Ask a guitarist what makes their tone and they'll usually point at one thing: the guitar, the amp, that one pedal. The honest answer is less satisfying. Tone is a pipeline, and like any pipeline the order of the stages matters as much as the stages themselves.

Order is the whole game

Run an overdrive into a fuzz and you get one thing; swap them and you get a completely different, often unusable, sound. Put modulation before distortion and it smears; put it after and it shimmers. The components didn't change. The graph did.

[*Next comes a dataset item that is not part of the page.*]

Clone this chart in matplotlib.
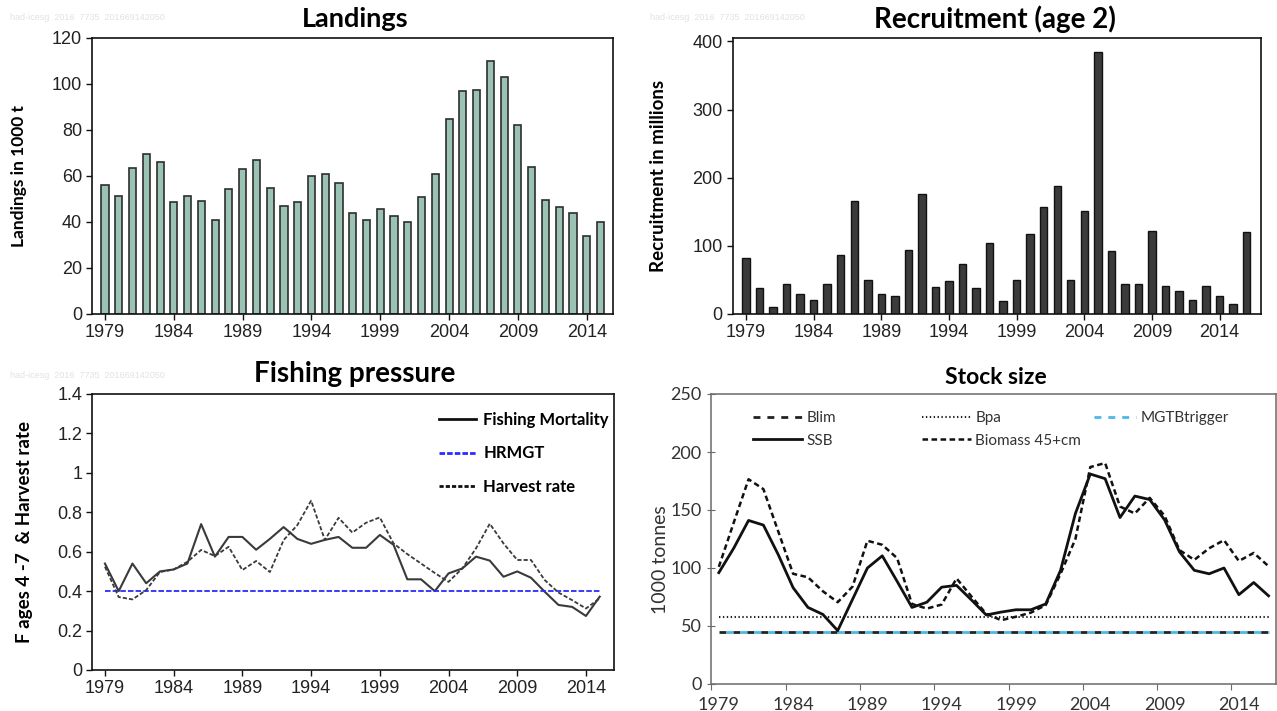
import numpy as np
import matplotlib
matplotlib.use("Agg")
import matplotlib.pyplot as plt
from matplotlib.ticker import FuncFormatter

plt.rcParams["lines.scale_dashes"] = False

W, H = 1277, 711
NARROW = ["Liberation Sans Narrow", "Liberation Sans", "DejaVu Sans"]
CAL = ["Lato", "Open Sans", "DejaVu Sans"]

# ── data ─────────────────────────────────────────────────────────────────────
land_years = np.arange(1979, 2016)
landings = [56, 51.5, 63.5, 69.5, 66, 48.5, 51.5, 49, 41, 54.5,
            63, 67, 55, 47, 48.5, 60, 61, 57, 44, 41,
            45.5, 42.5, 40, 51, 61, 85, 97, 97.5, 110, 103,
            82, 64, 49.5, 46.5, 44, 34, 40]

rec_years = np.arange(1979, 2017)
recruits = [82, 38, 11, 44, 29, 21, 44, 87, 166, 50,
            29, 27, 94, 176, 40, 48, 73, 38, 104, 19,
            50, 118, 157, 188, 50, 151, 385, 92, 44, 44,
            122, 41, 34, 21, 41, 27, 15, 120]

f_years = np.arange(1979, 2016)
fish_mort = [0.54, 0.40, 0.54, 0.44, 0.50, 0.51, 0.54, 0.74, 0.575, 0.675,
             0.675, 0.61, 0.665, 0.725, 0.665, 0.64, 0.66, 0.675, 0.62, 0.62,
             0.685, 0.635, 0.46, 0.46, 0.40, 0.49, 0.515, 0.575, 0.555, 0.473,
             0.50, 0.468, 0.397, 0.33, 0.32, 0.274, 0.372]
harvest = [0.524, 0.37, 0.358, 0.405, 0.497, 0.51, 0.549, 0.609, 0.578, 0.625,
           0.507, 0.553, 0.497, 0.659, 0.735, 0.859, 0.66, 0.772, 0.697, 0.747,
           0.774, 0.642, 0.588, 0.54, 0.492, 0.447, 0.515, 0.617, 0.742, 0.642,
           0.558, 0.558, 0.456, 0.393, 0.354, 0.312, 0.363]
hrmgt = 0.4

s_years = np.arange(1979, 2017)
ssb = [96, 117, 141, 137, 111.5, 83, 66, 60, 46, 73,
       100, 110.5, 88.5, 66, 70.5, 83.5, 85, 72.5, 59.5, 62,
       64, 64, 69, 98, 147, 181, 177, 143.5, 162, 159,
       141.5, 114, 98, 95, 100, 77, 87.5, 76]
biomass45 = [101, 139, 176.5, 168, 131.5, 95, 92, 80, 70.5, 84,
             123.5, 120, 108.5, 69, 65, 68.5, 91, 75.5, 60.5, 55,
             58, 61.5, 68, 95, 125, 187, 190.5, 153, 147, 160.5,
             145, 115.5, 107, 117, 124, 106, 113, 101.5]
blim = 45
bpa = 58
mgt_trigger = 45

WATERMARK = "had-icesg  2016  7735  201669142050"


def px_axes(l, t, r, b):
    return fig.add_axes([l / W, 1 - b / H, (r - l) / W, (b - t) / H])


def fx(x):
    return x / W


def fy(y):
    return 1 - y / H


fig = plt.figure(figsize=(W / 100, H / 100), dpi=100)


def style_classic(ax, xlim):
    for s in ax.spines.values():
        s.set_linewidth(1.2)
        s.set_color("#111111")
    ax.set_xlim(*xlim)
    ax.set_xticks(np.arange(1979, 2015, 5))
    ax.tick_params(direction="out", length=4, width=1, colors="#111111",
                   labelcolor="#222222", labelsize=13, pad=3)
    for lab in ax.get_xticklabels() + ax.get_yticklabels():
        lab.set_family(NARROW)


# ── Landings ─────────────────────────────────────────────────────────────────
ax1 = px_axes(91.7, 38, 613, 314)
ax1.bar(land_years, landings, width=0.52, color="#9bc3b3",
        edgecolor="#2e2e2e", linewidth=1.2)
ax1.set_ylim(0, 120)
ax1.set_yticks(np.arange(0, 121, 20))
style_classic(ax1, (1978.03, 2015.91))
fig.text(fx(355), fy(19), "Landings", ha="center", va="center",
         fontsize=19.5, fontweight="bold", family=CAL)
fig.text(fx(18.6), fy(176), "Landings in 1000 t", rotation=90, ha="center",
         va="center", fontsize=12.5, fontweight="bold", family=CAL)

# ── Recruitment ──────────────────────────────────────────────────────────────
ax2 = px_axes(732.5, 38, 1260.6, 314)
ax2.bar(rec_years, recruits, width=0.55, color="#3b3b3b",
        edgecolor="#111111", linewidth=1.0)
ax2.set_ylim(0, 405)
ax2.set_yticks(np.arange(0, 401, 100))
style_classic(ax2, (1978.0, 2017.03))
fig.text(fx(995), fy(19), "Recruitment (age 2)", ha="center", va="center",
         fontsize=20, fontweight="bold", family=CAL)
fig.text(fx(658.5), fy(176), "Recruitment in millions", rotation=90,
         ha="center", va="center", fontsize=13.5, fontweight="bold", family=CAL)

# ── Fishing pressure ─────────────────────────────────────────────────────────
ax3 = px_axes(92.3, 394, 614, 670)
ax3.plot(f_years, fish_mort, color="#3a3a3a", lw=1.5, label="Fishing Mortality")
ax3.plot([f_years[0], f_years[-1]], [hrmgt, hrmgt], color="#2b2bff", lw=1.3,
         ls=(0, (4, 1.5)), label="HRMGT")
ax3.plot(f_years, harvest, color="#3a3a3a", lw=1.3, ls=(0, (3, 1.5)),
         label="Harvest rate")
ax3.set_ylim(0, 1.4)
ax3.set_yticks(np.arange(0, 1.41, 0.2))
ax3.yaxis.set_major_formatter(FuncFormatter(lambda v, p: f"{v:g}"))
style_classic(ax3, (1978.08, 2016.04))
leg = ax3.legend(loc="upper left", bbox_to_anchor=(0.6646, 0.935), frameon=False,
                 borderaxespad=0, borderpad=0, handlelength=2.2,
                 handletextpad=0.45, labelspacing=1.05,
                 prop=dict(family=CAL, weight="bold", size=12))
for ln in leg.get_lines():
    ln.set_linewidth(2)
    if ln.get_label() != "HRMGT":
        ln.set_color("#111111")
fig.text(fx(355), fy(374), "Fishing pressure", ha="center", va="center",
         fontsize=20, fontweight="bold", family=CAL)
fig.text(fx(25), fy(532), "F ages 4 -7  & Harvest rate", rotation=90,
         ha="center", va="center", fontsize=13.5, fontweight="bold", family=CAL)

# ── Stock size ───────────────────────────────────────────────────────────────
ax4 = px_axes(711.4, 394, 1276, 684)
l_blim, = ax4.plot([s_years[0], s_years[-1]], [blim, blim], color="#222222",
                   lw=2, ls=(0, (5, 5)), label="Blim")
l_mgt, = ax4.plot([s_years[0], s_years[-1]], [mgt_trigger, mgt_trigger],
                  color="#4db8e6", lw=2, ls=(5, (5, 5)), label="MGTBtrigger")
l_bpa, = ax4.plot([s_years[0], s_years[-1]], [bpa, bpa], color="#222222",
                  lw=1.5, ls=(0, (1, 1.8)), label="Bpa")
l_ssb, = ax4.plot(s_years, ssb, color="#111111", lw=2, label="SSB")
l_bio, = ax4.plot(s_years, biomass45, color="#111111", lw=1.8,
                  ls=(0, (4, 2.5)), label="Biomass 45+cm")
ax4.set_xlim(1978.5, 2016.5)
ax4.set_ylim(0, 250)
ax4.set_yticks(np.arange(0, 251, 50))
ax4.set_xticks(np.arange(1978.5, 2016.6, 5))
ax4.set_xticklabels([])
ax4.set_xticks(np.arange(1979, 2017, 5), minor=True)
ax4.set_xticklabels([str(y) for y in range(1979, 2017, 5)], minor=True)
for s in ax4.spines.values():
    s.set_linewidth(1.1)
    s.set_color("#6a6a6a")
ax4.tick_params(axis="x", which="major", direction="out", length=4,
                color="#6a6a6a")
ax4.tick_params(axis="x", which="minor", length=0, pad=9)
ax4.tick_params(axis="y", direction="inout", length=6, color="#6a6a6a", pad=4)
ax4.tick_params(which="both", labelsize=13, labelcolor="#333333")
for lab in ax4.get_xticklabels(minor=True) + ax4.get_yticklabels():
    lab.set_family(CAL)

legkw = dict(loc="upper left", frameon=False, borderaxespad=0, borderpad=0,
             handlelength=3.2, handletextpad=0.3, labelspacing=0.55,
             prop=dict(family=CAL, size=11))
lg1 = ax4.legend([l_blim, l_ssb], ["Blim", "SSB"],
                 bbox_to_anchor=((752.7 - 711.4) / 564.6, 0.94), **legkw)
ax4.add_artist(lg1)
lg2 = ax4.legend([l_bpa, l_bio], ["Bpa", "Biomass 45+cm"],
                 bbox_to_anchor=((921.7 - 711.4) / 564.6, 0.94), **legkw)
ax4.add_artist(lg2)
lg3 = ax4.legend([l_mgt], ["MGTBtrigger"],
                 bbox_to_anchor=((1087 - 711.4) / 564.6, 0.94), **legkw)
for lg in (lg1, lg2, lg3):
    for t in lg.get_texts():
        t.set_color("#333333")
fig.text(fx(996), fy(378), "Stock size", ha="center", va="center",
         fontsize=16.5, fontweight="bold", family=CAL)
fig.text(fx(660), fy(560), "1000 tonnes", rotation=90, ha="center",
         va="center", fontsize=14, family=CAL, color="#333333")

# faint stamps
for x, y in [(10, 18), (650, 18), (10, 375)]:
    fig.text(fx(x), fy(y), WATERMARK, ha="left", va="center", fontsize=6.5,
             color="#e2e2e2", family=NARROW)

fig.savefig("out.png", dpi=100)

guitar → tuner → wah → overdrive → distortion
       → [amp loop] → chorus → delay → reverb → out

Dynamic and gain effects up front, where the signal is rawest. Time and space effects at the end, where you want them to sit on top of everything rather than get crushed by the gain stage. That single principle explains most of a good board.

It's the same instinct as good software

This is going to sound like a stretch, but the thing I enjoy about a signal chain is exactly the thing I enjoy about architecture: you're composing small, well-understood transforms into an order that produces an emergent result. Each pedal is a pure function. The board is a pipeline. The bugs are the same kind of bug: a stage in the wrong place, a gain structure that clips where you didn't want it to, a feedback loop you didn't intend.

The difference is the feedback time. A bad refactor takes a sprint to feel. A bad pedal order takes about four seconds: you hear it, you move the box, you hear it again. That tight loop is why I find it relaxing. It's debugging with your ears, and the build is always green when it sounds right.